-------- Recorded information --------

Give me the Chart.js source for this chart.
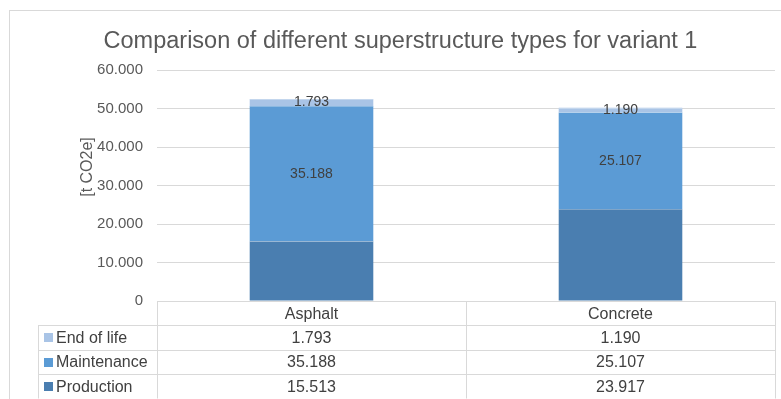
<!DOCTYPE html>
<html>
<head>
<meta charset="utf-8">
<script src="https://cdn.jsdelivr.net/npm/chart.js@4.4.1/dist/chart.umd.min.js"></script>
<style>
  html, body { margin: 0; padding: 0; background: #fff; }
  #wrap { width: 781px; height: 399px; position: relative; }
</style>
</head>
<body>
<div id="wrap"><canvas id="chart"></canvas></div>
<script>
const categories = ["Asphalt", "Concrete"];
const production = [15513, 23917];
const maintenance = [35188, 25107];
const endOfLife = [1793, 1190];
const seriesNames = ["Production", "Maintenance", "End of life"];
const seriesColors = ["#4a7eb0", "#5b9bd5", "#a9c4e6"];
const showLabels = [false, true, true];
const yTicks = [0, 10000, 20000, 30000, 40000, 50000, 60000];

const FONT = "'Liberation Sans', Arial, sans-serif";
const TEXT = "#404040";
const GRID = "#d9d9d9";

// 15513 -> "15.513"
function fmt(v) {
  return String(Math.round(v)).replace(/\B(?=(\d{3})+(?!\d))/g, ".");
}

const frame = {
  id: "frame",
  beforeDraw(chart) {
    const ctx = chart.ctx;
    ctx.save();
    ctx.fillStyle = "#fff";
    ctx.fillRect(0, 0, chart.width, chart.height);
    ctx.strokeStyle = GRID;
    ctx.lineWidth = 1;
    ctx.strokeRect(9.5, 10.5, chart.width + 20, chart.height + 20);
    ctx.restore();
  }
};

const barLabels = {
  id: "barLabels",
  afterDatasetsDraw(chart) {
    const ctx = chart.ctx;
    ctx.save();
    ctx.font = "14px " + FONT;
    ctx.fillStyle = TEXT;
    ctx.textAlign = "center";
    ctx.textBaseline = "middle";
    chart.data.datasets.forEach((ds, i) => {
      const meta = chart.getDatasetMeta(i);
      meta.data.forEach((bar, j) => {
        // thin light seam on top of each segment
        ctx.fillStyle = "rgba(255,255,255,0.3)";
        ctx.fillRect(bar.x - bar.width / 2, Math.round(bar.y), bar.width, 1);
        if (showLabels[i]) {
          ctx.fillStyle = TEXT;
          ctx.fillText(fmt(ds.data[j]), bar.x, (bar.y + bar.base) / 2);
        }
      });
    });
    ctx.restore();
  }
};

const dataTable = {
  id: "dataTable",
  afterDraw(chart) {
    const ctx = chart.ctx;
    const area = chart.chartArea;
    const x = chart.scales.x;
    const n = categories.length;
    const colW = (area.right - area.left) / n;
    const legendLeft = 38;
    const headerH = 23.5;
    const rowH = 24.5;
    const top = Math.round(area.bottom) + 0.5;

    // y axis title
    ctx.save();
    ctx.translate(88, 167);
    ctx.rotate(-Math.PI / 2);
    ctx.font = "16px " + FONT;
    ctx.fillStyle = "#595959";
    ctx.textAlign = "center";
    ctx.textBaseline = "middle";
    ctx.fillText("[t CO2e]", 0, 0);
    ctx.restore();

    ctx.save();
    ctx.strokeStyle = GRID;
    ctx.lineWidth = 1;
    const line = (x1, y1, x2, y2) => {
      ctx.beginPath();
      ctx.moveTo(x1, y1);
      ctx.lineTo(x2, y2);
      ctx.stroke();
    };
    const cols = [];
    for (let i = 0; i <= n; i++) cols.push(Math.round(area.left + i * colW) + 0.5);
    const rows = [top, top + headerH];
    for (let r = 0; r < seriesNames.length; r++) rows.push(top + headerH + (r + 1) * rowH);

    // header row
    line(cols[0], rows[0], cols[n], rows[0]);
    cols.forEach(cx => line(cx, rows[0], cx, rows[rows.length - 1]));
    // body rows
    for (let r = 1; r < rows.length; r++) line(legendLeft + 0.5, Math.round(rows[r]) + 0.5, cols[n], Math.round(rows[r]) + 0.5);
    line(legendLeft + 0.5, rows[1], legendLeft + 0.5, rows[rows.length - 1]);

    ctx.font = "16px " + FONT;
    ctx.fillStyle = TEXT;
    ctx.textBaseline = "middle";
    ctx.textAlign = "center";
    categories.forEach((c, i) => {
      ctx.fillText(c, x.getPixelForValue(i), (rows[0] + rows[1]) / 2 + 1);
    });

    // series rows, top row is the last series
    const series = chart.data.datasets.slice().reverse();
    series.forEach((ds, r) => {
      const cy = (rows[r + 1] + rows[r + 2]) / 2 + 1;
      ctx.fillStyle = ds.backgroundColor;
      ctx.fillRect(44, Math.round(cy - 5), 9, 9);
      ctx.fillStyle = TEXT;
      ctx.textAlign = "left";
      ctx.fillText(ds.label, 56, cy);
      ctx.textAlign = "center";
      ds.data.forEach((v, j) => ctx.fillText(fmt(v), x.getPixelForValue(j), cy));
    });
    ctx.restore();
  }
};

const seriesData = [production, maintenance, endOfLife];

new Chart(document.getElementById("chart"), {
  type: "bar",
  data: {
    labels: categories,
    datasets: seriesNames.map((name, i) => ({
      label: name,
      data: seriesData[i],
      backgroundColor: seriesColors[i],
      borderWidth: 0,
      barPercentage: 0.4,
      categoryPercentage: 1
    }))
  },
  options: {
    responsive: true,
    maintainAspectRatio: false,
    animation: false,
    layout: { padding: { left: 26, right: 6, top: 0, bottom: 98 } },
    plugins: {
      legend: { display: false },
      tooltip: { enabled: false },
      title: {
        display: true,
        text: "Comparison of different superstructure types for variant 1",
        color: "#595959",
        font: { family: FONT, size: 23.5, weight: "normal" },
        padding: { top: 27, bottom: 15 }
      }
    },
    scales: {
      x: {
        stacked: true,
        display: false
      },
      y: {
        stacked: true,
        min: 0,
        max: 60000,
        afterBuildTicks(scale) {
          scale.ticks = yTicks.map(v => ({ value: v }));
        },
        afterFit(scale) {
          scale.width = 131;
        },
        border: { display: false },
        grid: { color: GRID, drawTicks: false },
        ticks: {
          color: "#595959",
          font: { family: FONT, size: 15 },
          padding: 14,
          callback: v => fmt(v)
        }
      }
    }
  },
  plugins: [frame, barLabels, dataTable]
});
</script>
</body>
</html>
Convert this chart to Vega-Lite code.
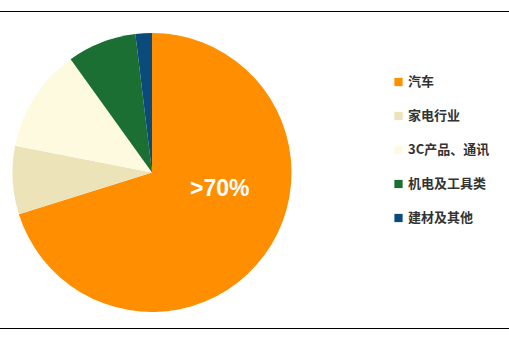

--------

= Written request =
Would you return the data exactly as written, without the pictures?

= Solution to this task =
Give me the Chart.js source for this chart.
<!DOCTYPE html>
<html>
<head>
<meta charset="utf-8">
<script src="https://cdn.jsdelivr.net/npm/chart.js@4.4.1/dist/chart.umd.min.js"></script>
<style>
  html, body { margin: 0; padding: 0; background: #fff; }
  #wrap { width: 781px; height: 399px; position: relative; }
</style>
</head>
<body>
<div id="wrap"><canvas id="chart"></canvas></div>
<script>
const categories = ["Asphalt", "Concrete"];
const production = [15513, 23917];
const maintenance = [35188, 25107];
const endOfLife = [1793, 1190];
const seriesNames = ["Production", "Maintenance", "End of life"];
const seriesColors = ["#4a7eb0", "#5b9bd5", "#a9c4e6"];
const showLabels = [false, true, true];
const yTicks = [0, 10000, 20000, 30000, 40000, 50000, 60000];

const FONT = "'Liberation Sans', Arial, sans-serif";
const TEXT = "#404040";
const GRID = "#d9d9d9";

// 15513 -> "15.513"
function fmt(v) {
  return String(Math.round(v)).replace(/\B(?=(\d{3})+(?!\d))/g, ".");
}

const frame = {
  id: "frame",
  beforeDraw(chart) {
    const ctx = chart.ctx;
    ctx.save();
    ctx.fillStyle = "#fff";
    ctx.fillRect(0, 0, chart.width, chart.height);
    ctx.strokeStyle = GRID;
    ctx.lineWidth = 1;
    ctx.strokeRect(9.5, 10.5, chart.width + 20, chart.height + 20);
    ctx.restore();
  }
};

const barLabels = {
  id: "barLabels",
  afterDatasetsDraw(chart) {
    const ctx = chart.ctx;
    ctx.save();
    ctx.font = "14px " + FONT;
    ctx.fillStyle = TEXT;
    ctx.textAlign = "center";
    ctx.textBaseline = "middle";
    chart.data.datasets.forEach((ds, i) => {
      const meta = chart.getDatasetMeta(i);
      meta.data.forEach((bar, j) => {
        // thin light seam on top of each segment
        ctx.fillStyle = "rgba(255,255,255,0.3)";
        ctx.fillRect(bar.x - bar.width / 2, Math.round(bar.y), bar.width, 1);
        if (showLabels[i]) {
          ctx.fillStyle = TEXT;
          ctx.fillText(fmt(ds.data[j]), bar.x, (bar.y + bar.base) / 2);
        }
      });
    });
    ctx.restore();
  }
};

const dataTable = {
  id: "dataTable",
  afterDraw(chart) {
    const ctx = chart.ctx;
    const area = chart.chartArea;
    const x = chart.scales.x;
    const n = categories.length;
    const colW = (area.right - area.left) / n;
    const legendLeft = 38;
    const headerH = 23.5;
    const rowH = 24.5;
    const top = Math.round(area.bottom) + 0.5;

    // y axis title
    ctx.save();
    ctx.translate(88, 167);
    ctx.rotate(-Math.PI / 2);
    ctx.font = "16px " + FONT;
    ctx.fillStyle = "#595959";
    ctx.textAlign = "center";
    ctx.textBaseline = "middle";
    ctx.fillText("[t CO2e]", 0, 0);
    ctx.restore();

    ctx.save();
    ctx.strokeStyle = GRID;
    ctx.lineWidth = 1;
    const line = (x1, y1, x2, y2) => {
      ctx.beginPath();
      ctx.moveTo(x1, y1);
      ctx.lineTo(x2, y2);
      ctx.stroke();
    };
    const cols = [];
    for (let i = 0; i <= n; i++) cols.push(Math.round(area.left + i * colW) + 0.5);
    const rows = [top, top + headerH];
    for (let r = 0; r < seriesNames.length; r++) rows.push(top + headerH + (r + 1) * rowH);

    // header row
    line(cols[0], rows[0], cols[n], rows[0]);
    cols.forEach(cx => line(cx, rows[0], cx, rows[rows.length - 1]));
    // body rows
    for (let r = 1; r < rows.length; r++) line(legendLeft + 0.5, Math.round(rows[r]) + 0.5, cols[n], Math.round(rows[r]) + 0.5);
    line(legendLeft + 0.5, rows[1], legendLeft + 0.5, rows[rows.length - 1]);

    ctx.font = "16px " + FONT;
    ctx.fillStyle = TEXT;
    ctx.textBaseline = "middle";
    ctx.textAlign = "center";
    categories.forEach((c, i) => {
      ctx.fillText(c, x.getPixelForValue(i), (rows[0] + rows[1]) / 2 + 1);
    });

    // series rows, top row is the last series
    const series = chart.data.datasets.slice().reverse();
    series.forEach((ds, r) => {
      const cy = (rows[r + 1] + rows[r + 2]) / 2 + 1;
      ctx.fillStyle = ds.backgroundColor;
      ctx.fillRect(44, Math.round(cy - 5), 9, 9);
      ctx.fillStyle = TEXT;
      ctx.textAlign = "left";
      ctx.fillText(ds.label, 56, cy);
      ctx.textAlign = "center";
      ds.data.forEach((v, j) => ctx.fillText(fmt(v), x.getPixelForValue(j), cy));
    });
    ctx.restore();
  }
};

const seriesData = [production, maintenance, endOfLife];

new Chart(document.getElementById("chart"), {
  type: "bar",
  data: {
    labels: categories,
    datasets: seriesNames.map((name, i) => ({
      label: name,
      data: seriesData[i],
      backgroundColor: seriesColors[i],
      borderWidth: 0,
      barPercentage: 0.4,
      categoryPercentage: 1
    }))
  },
  options: {
    responsive: true,
    maintainAspectRatio: false,
    animation: false,
    layout: { padding: { left: 26, right: 6, top: 0, bottom: 98 } },
    plugins: {
      legend: { display: false },
      tooltip: { enabled: false },
      title: {
        display: true,
        text: "Comparison of different superstructure types for variant 1",
        color: "#595959",
        font: { family: FONT, size: 23.5, weight: "normal" },
        padding: { top: 27, bottom: 15 }
      }
    },
    scales: {
      x: {
        stacked: true,
        display: false
      },
      y: {
        stacked: true,
        min: 0,
        max: 60000,
        afterBuildTicks(scale) {
          scale.ticks = yTicks.map(v => ({ value: v }));
        },
        afterFit(scale) {
          scale.width = 131;
        },
        border: { display: false },
        grid: { color: GRID, drawTicks: false },
        ticks: {
          color: "#595959",
          font: { family: FONT, size: 15 },
          padding: 14,
          callback: v => fmt(v)
        }
      }
    }
  },
  plugins: [frame, barLabels, dataTable]
});
</script>
</body>
</html>
Convert this chart to Vega-Lite code.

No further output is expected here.